Prompt> Leave out any pictures and transcribe all other data below exactly.
=====
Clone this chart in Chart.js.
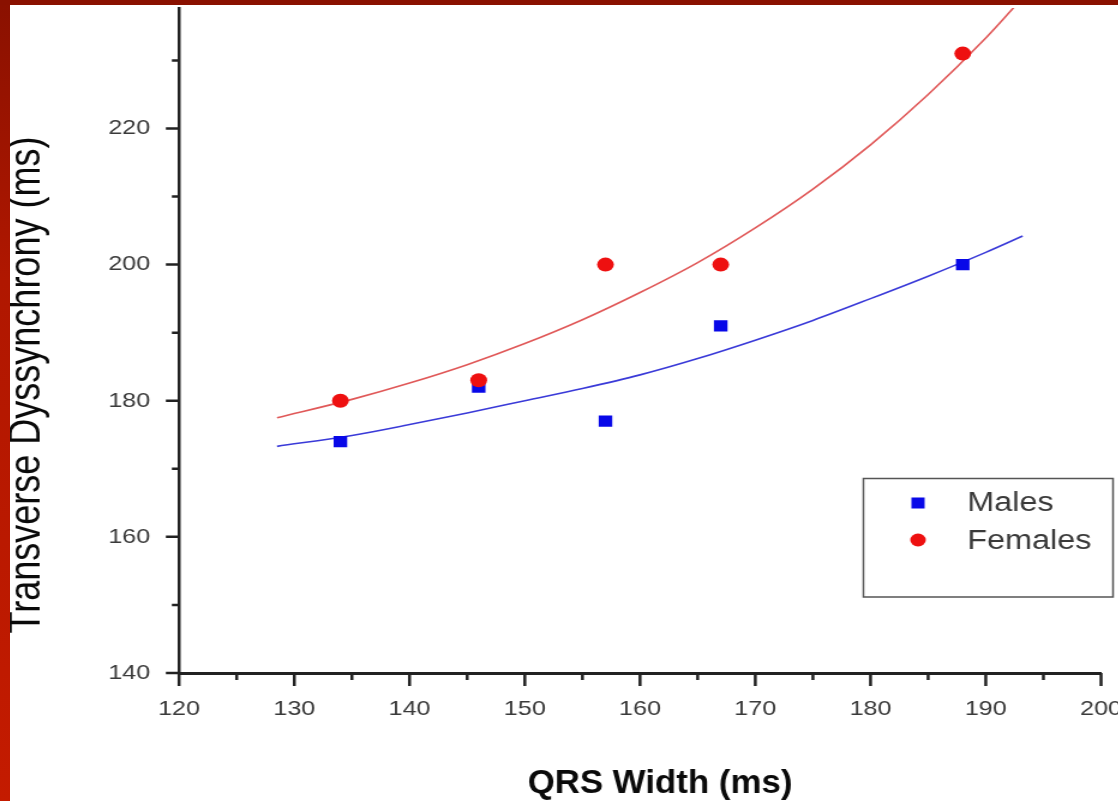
<!DOCTYPE html>
<html>
<head>
<meta charset="utf-8">
<script src="https://cdn.jsdelivr.net/npm/chart.js@4.4.1/dist/chart.umd.min.js"></script>
<style>
  html, body { margin: 0; padding: 0; background: #fff; }
  #frame { position: relative; width: 1118px; height: 801px; overflow: hidden; background: #fff; }
  #stretch { position: absolute; left: 0; top: 0; transform: scaleX(1.2); transform-origin: 0 0; }
  #topBar { position: absolute; left: 0; top: 0; width: 1118px; height: 5px; background: #8a1100; }
  #leftBar { position: absolute; left: 0; top: 0; width: 10px; height: 801px;
             background: linear-gradient(#8a1100, #b01700 35%, #c41b00); }
</style>
</head>
<body>
<div id="frame">
  <div id="stretch"><canvas id="chart" width="960" height="801" style="width:960px;height:801px"></canvas></div>
  <div id="leftBar"></div>
  <div id="topBar"></div>
</div>
<script>
// QRS width (ms) for each group
const qrsWidth = [134, 146, 157, 167, 188];
const malesTD = [174, 182, 177, 191, 200];
const femalesTD = [180, 183, 200, 200, 231];

// exponential growth fits
const malesFitX = [128.5, 135, 140, 145, 150, 155, 160, 165, 170, 175, 180, 185, 190, 193.2];
const malesFitY = [173.3, 174.9, 176.5, 178.2, 180.0, 181.8, 183.8, 186.2, 188.9, 191.8, 195.0, 198.3, 201.8, 204.2];
const femalesFitX = [128.5, 135, 140, 145, 150, 155, 160, 165, 170, 175, 180, 185, 190, 192.5];
const femalesFitY = [177.5, 180.2, 182.6, 185.3, 188.4, 191.9, 195.9, 200.3, 205.4, 211.1, 217.6, 225.0, 233.3, 237.9];

// axis ticks
const xMajor = [120, 130, 140, 150, 160, 170, 180, 190, 200];
const xMinor = [125, 135, 145, 155, 165, 175, 185, 195];
const yMajor = [140, 160, 180, 200, 220];
const yMinor = [150, 170, 190, 210, 230];

const BLUE = '#0808e8';
const RED = '#ee1010';
const pairs = (xs, ys) => xs.map((x, i) => ({ x: x, y: ys[i] }));

// tick marks, axis titles and the boxed legend
const decor = {
  id: 'decor',
  afterDraw(chart) {
    const { ctx, chartArea: a, scales } = chart;
    const sx = scales.x, sy = scales.y;
    ctx.save();
    ctx.strokeStyle = '#222';
    ctx.lineWidth = 2.5;
    ctx.beginPath();
    xMajor.forEach(v => { const p = sx.getPixelForValue(v); ctx.moveTo(p, a.bottom); ctx.lineTo(p, a.bottom + 13); });
    xMinor.forEach(v => { const p = sx.getPixelForValue(v); ctx.moveTo(p, a.bottom); ctx.lineTo(p, a.bottom + 7); });
    yMajor.forEach(v => { const p = sy.getPixelForValue(v); ctx.moveTo(a.left, p); ctx.lineTo(a.left - 11, p); });
    yMinor.forEach(v => { const p = sy.getPixelForValue(v); ctx.moveTo(a.left, p); ctx.lineTo(a.left - 6, p); });
    ctx.stroke();

    // y title
    ctx.fillStyle = '#0a0a0a';
    ctx.font = '36px Arial, "Liberation Sans", sans-serif';
    ctx.textAlign = 'center';
    ctx.textBaseline = 'middle';
    ctx.save();
    ctx.translate(23, 385);
    ctx.rotate(-Math.PI / 2);
    ctx.fillText('Transverse Dyssynchrony (ms)', 0, 0);
    ctx.restore();

    // x title
    ctx.save();
    ctx.font = 'bold 33px Arial, "Liberation Sans", sans-serif';
    ctx.translate(550, 784);
    ctx.scale(0.88, 1);
    ctx.fillText('QRS Width (ms)', 0, 0);
    ctx.restore();

    // legend
    ctx.strokeStyle = '#555';
    ctx.lineWidth = 1.5;
    ctx.strokeRect(719.5, 478.5, 208, 118.5);
    ctx.fillStyle = BLUE;
    ctx.fillRect(759.5, 497.5, 11, 11);
    ctx.fillStyle = RED;
    ctx.beginPath();
    ctx.arc(765, 540, 6.5, 0, Math.PI * 2);
    ctx.fill();
    ctx.fillStyle = '#3a3a3a';
    ctx.font = '27px Arial, "Liberation Sans", sans-serif';
    ctx.textAlign = 'left';
    ctx.fillText('Males', 806, 504);
    ctx.fillText('Females', 806, 542);
    ctx.restore();
  }
};

const tickFont = { family: 'Arial, "Liberation Sans", sans-serif', size: 21 };

new Chart(document.getElementById('chart'), {
  type: 'scatter',
  data: {
    datasets: [
      {
        label: 'Females',
        data: pairs(qrsWidth, femalesTD),
        pointStyle: 'circle',
        pointRadius: 7,
        backgroundColor: RED,
        borderColor: RED,
        borderWidth: 0
      },
      {
        label: 'Males',
        data: pairs(qrsWidth, malesTD),
        pointStyle: 'rect',
        pointRadius: 8,
        backgroundColor: BLUE,
        borderColor: BLUE,
        borderWidth: 0
      },
      {
        label: 'Females fit',
        data: pairs(femalesFitX, femalesFitY),
        showLine: true,
        pointRadius: 0,
        borderColor: '#e05858',
        borderWidth: 1.6,
        cubicInterpolationMode: 'monotone'
      },
      {
        label: 'Males fit',
        data: pairs(malesFitX, malesFitY),
        showLine: true,
        pointRadius: 0,
        borderColor: '#3a3ad8',
        borderWidth: 1.6,
        cubicInterpolationMode: 'monotone'
      }
    ]
  },
  options: {
    responsive: false,
    devicePixelRatio: 1,
    animation: false,
    layout: { padding: { left: 0, top: 6, right: 42.5, bottom: 0 } },
    plugins: { legend: { display: false }, tooltip: { enabled: false } },
    events: [],
    scales: {
      x: {
        type: 'linear',
        min: 120,
        max: 200,
        grid: { display: false, drawTicks: false },
        border: { display: true, color: '#222', width: 3 },
        afterBuildTicks: s => { s.ticks = xMajor.map(v => ({ value: v })); },
        afterFit: s => { s.height = 128; s.paddingLeft = 0; s.paddingRight = 0; },
        ticks: { color: '#3a3a3a', font: tickFont, padding: 24, maxRotation: 0, autoSkip: false }
      },
      y: {
        type: 'linear',
        min: 140,
        max: 237.7,
        grid: { display: false, drawTicks: false },
        border: { display: true, color: '#222', width: 2.5 },
        afterBuildTicks: s => { s.ticks = yMajor.map(v => ({ value: v })); },
        afterFit: s => { s.width = 149.2; s.paddingTop = 0; s.paddingBottom = 0; },
        ticks: { color: '#3a3a3a', font: tickFont, padding: 24 }
      }
    }
  },
  plugins: [decor]
});
</script>
</body>
</html>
=====
The completed task>
Clone this chart in Chart.js.
<!DOCTYPE html>
<html>
<head>
<meta charset="utf-8">
<script src="https://cdn.jsdelivr.net/npm/chart.js@4.4.1/dist/chart.umd.min.js"></script>
<style>
  html, body { margin: 0; padding: 0; background: #fff; }
  #frame { position: relative; width: 1118px; height: 801px; overflow: hidden; background: #fff; }
  #stretch { position: absolute; left: 0; top: 0; transform: scaleX(1.2); transform-origin: 0 0; }
  #topBar { position: absolute; left: 0; top: 0; width: 1118px; height: 5px; background: #8a1100; }
  #leftBar { position: absolute; left: 0; top: 0; width: 10px; height: 801px;
             background: linear-gradient(#8a1100, #b01700 35%, #c41b00); }
</style>
</head>
<body>
<div id="frame">
  <div id="stretch"><canvas id="chart" width="960" height="801" style="width:960px;height:801px"></canvas></div>
  <div id="leftBar"></div>
  <div id="topBar"></div>
</div>
<script>
// QRS width (ms) for each group
const qrsWidth = [134, 146, 157, 167, 188];
const malesTD = [174, 182, 177, 191, 200];
const femalesTD = [180, 183, 200, 200, 231];

// exponential growth fits
const malesFitX = [128.5, 135, 140, 145, 150, 155, 160, 165, 170, 175, 180, 185, 190, 193.2];
const malesFitY = [173.3, 174.9, 176.5, 178.2, 180.0, 181.8, 183.8, 186.2, 188.9, 191.8, 195.0, 198.3, 201.8, 204.2];
const femalesFitX = [128.5, 135, 140, 145, 150, 155, 160, 165, 170, 175, 180, 185, 190, 192.5];
const femalesFitY = [177.5, 180.2, 182.6, 185.3, 188.4, 191.9, 195.9, 200.3, 205.4, 211.1, 217.6, 225.0, 233.3, 237.9];

// axis ticks
const xMajor = [120, 130, 140, 150, 160, 170, 180, 190, 200];
const xMinor = [125, 135, 145, 155, 165, 175, 185, 195];
const yMajor = [140, 160, 180, 200, 220];
const yMinor = [150, 170, 190, 210, 230];

const BLUE = '#0808e8';
const RED = '#ee1010';
const pairs = (xs, ys) => xs.map((x, i) => ({ x: x, y: ys[i] }));

// tick marks, axis titles and the boxed legend
const decor = {
  id: 'decor',
  afterDraw(chart) {
    const { ctx, chartArea: a, scales } = chart;
    const sx = scales.x, sy = scales.y;
    ctx.save();
    ctx.strokeStyle = '#222';
    ctx.lineWidth = 2.5;
    ctx.beginPath();
    xMajor.forEach(v => { const p = sx.getPixelForValue(v); ctx.moveTo(p, a.bottom); ctx.lineTo(p, a.bottom + 13); });
    xMinor.forEach(v => { const p = sx.getPixelForValue(v); ctx.moveTo(p, a.bottom); ctx.lineTo(p, a.bottom + 7); });
    yMajor.forEach(v => { const p = sy.getPixelForValue(v); ctx.moveTo(a.left, p); ctx.lineTo(a.left - 11, p); });
    yMinor.forEach(v => { const p = sy.getPixelForValue(v); ctx.moveTo(a.left, p); ctx.lineTo(a.left - 6, p); });
    ctx.stroke();

    // y title
    ctx.fillStyle = '#0a0a0a';
    ctx.font = '36px Arial, "Liberation Sans", sans-serif';
    ctx.textAlign = 'center';
    ctx.textBaseline = 'middle';
    ctx.save();
    ctx.translate(23, 385);
    ctx.rotate(-Math.PI / 2);
    ctx.fillText('Transverse Dyssynchrony (ms)', 0, 0);
    ctx.restore();

    // x title
    ctx.save();
    ctx.font = 'bold 33px Arial, "Liberation Sans", sans-serif';
    ctx.translate(550, 784);
    ctx.scale(0.88, 1);
    ctx.fillText('QRS Width (ms)', 0, 0);
    ctx.restore();

    // legend
    ctx.strokeStyle = '#555';
    ctx.lineWidth = 1.5;
    ctx.strokeRect(719.5, 478.5, 208, 118.5);
    ctx.fillStyle = BLUE;
    ctx.fillRect(759.5, 497.5, 11, 11);
    ctx.fillStyle = RED;
    ctx.beginPath();
    ctx.arc(765, 540, 6.5, 0, Math.PI * 2);
    ctx.fill();
    ctx.fillStyle = '#3a3a3a';
    ctx.font = '27px Arial, "Liberation Sans", sans-serif';
    ctx.textAlign = 'left';
    ctx.fillText('Males', 806, 504);
    ctx.fillText('Females', 806, 542);
    ctx.restore();
  }
};

const tickFont = { family: 'Arial, "Liberation Sans", sans-serif', size: 21 };

new Chart(document.getElementById('chart'), {
  type: 'scatter',
  data: {
    datasets: [
      {
        label: 'Females',
        data: pairs(qrsWidth, femalesTD),
        pointStyle: 'circle',
        pointRadius: 7,
        backgroundColor: RED,
        borderColor: RED,
        borderWidth: 0
      },
      {
        label: 'Males',
        data: pairs(qrsWidth, malesTD),
        pointStyle: 'rect',
        pointRadius: 8,
        backgroundColor: BLUE,
        borderColor: BLUE,
        borderWidth: 0
      },
      {
        label: 'Females fit',
        data: pairs(femalesFitX, femalesFitY),
        showLine: true,
        pointRadius: 0,
        borderColor: '#e05858',
        borderWidth: 1.6,
        cubicInterpolationMode: 'monotone'
      },
      {
        label: 'Males fit',
        data: pairs(malesFitX, malesFitY),
        showLine: true,
        pointRadius: 0,
        borderColor: '#3a3ad8',
        borderWidth: 1.6,
        cubicInterpolationMode: 'monotone'
      }
    ]
  },
  options: {
    responsive: false,
    devicePixelRatio: 1,
    animation: false,
    layout: { padding: { left: 0, top: 6, right: 42.5, bottom: 0 } },
    plugins: { legend: { display: false }, tooltip: { enabled: false } },
    events: [],
    scales: {
      x: {
        type: 'linear',
        min: 120,
        max: 200,
        grid: { display: false, drawTicks: false },
        border: { display: true, color: '#222', width: 3 },
        afterBuildTicks: s => { s.ticks = xMajor.map(v => ({ value: v })); },
        afterFit: s => { s.height = 128; s.paddingLeft = 0; s.paddingRight = 0; },
        ticks: { color: '#3a3a3a', font: tickFont, padding: 24, maxRotation: 0, autoSkip: false }
      },
      y: {
        type: 'linear',
        min: 140,
        max: 237.7,
        grid: { display: false, drawTicks: false },
        border: { display: true, color: '#222', width: 2.5 },
        afterBuildTicks: s => { s.ticks = yMajor.map(v => ({ value: v })); },
        afterFit: s => { s.width = 149.2; s.paddingTop = 0; s.paddingBottom = 0; },
        ticks: { color: '#3a3a3a', font: tickFont, padding: 24 }
      }
    }
  },
  plugins: [decor]
});
</script>
</body>
</html>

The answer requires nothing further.